Nordic Nanovector bags $60M for Rituxan combo phase 2

Nordic Nanovector has raised NOK 499 million ($60 million) in an oversubscribed private placement. The cash injection will enable Nanovector to test its CD37-targeting antibody-radionuclide conjugate (ARC) in combination with rituximab, better known as Roche’s cancer powerhouse Rituxan.

Oslo, Norway-based Nanovector regards the combination as a potential second-line treatment for follicular lymphoma, a type of non-Hodgkin lymphoma (NHL). And, with investors quick to snap up shares this week, it now has the financial firepower to put the theory to the test in a phase 2 study.

Nanovector is advancing into phase 2 on the strength of clinical data on its candidate, Betalutin, as a monotherapy and preclinical evidence of its effectiveness in combination with rituximab. The firm presented both sorts of data at the 2016 American Society of Hematology Annual Meeting and Exposition in the days preceding the private placement.

The preclinical combination data suggest Betalutin can increase the uptake of rituximab into NHL tumors and its binding to NHL cells. If that carries through into the clinic and improves outcomes in patients, the combination with rituximab could enable rituximab to secure approval as a second-line treatment.

Third-line use as a monotherapy is the near-term focus. In the latest clinical data update, Betalutin delivered an overall response rate of 63%—and complete response rate of 29%—in the 35 heavily-pretreated NHL patients who were evaluable at the time. And data from the pre-dosed arm appeared to back up Nanovector’s belief this approach can prevent the safety issues that cropped up in an earlier version of the trial.

With the data encouraging Nanovector to advance the candidate into the next stage of development next year, the goal is to file for approval in third-line follicular lymphoma in the first half of 2019.

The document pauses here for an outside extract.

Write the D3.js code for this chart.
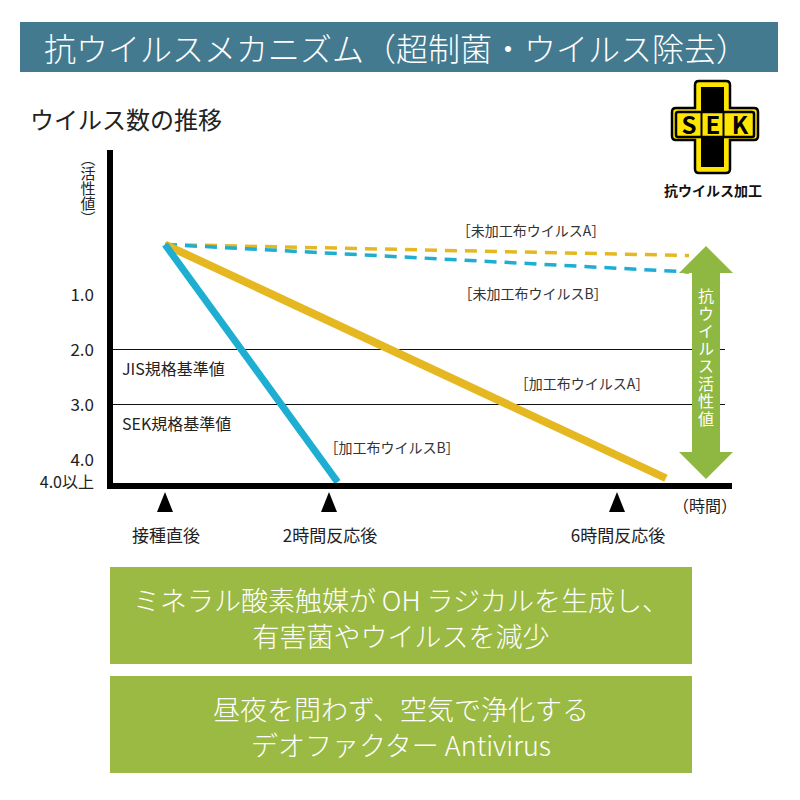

Nanovector has advanced this far fueled by the NOK 575 million it raised 20 months ago in one of the biggest biotech IPOs on a European exchange in 2015. The ARC specialist disappointed investors six months after the IPO by shunting back a planned regulatory filing for Betalutin from 2017 to 2019, but more assured progress since then has seen it regain the lost value and then some. In Oslo, the stock is up 250% since the IPO.

That stock surge has helped Nanovector put together a financing package that will fund advances on multiple fronts. While working on the Betalutin-Rituxan combo phase 2, Nanovector will also move its 177Lu-conjugated chimeric antibody anti-CD37 ARC into phase 1. Nanovector sees the anti-CD37 ARC as a potential first-line treatment for follicular lymphoma, giving it a pipeline that on paper can meet the needs of patients at multiple stages of disease progression.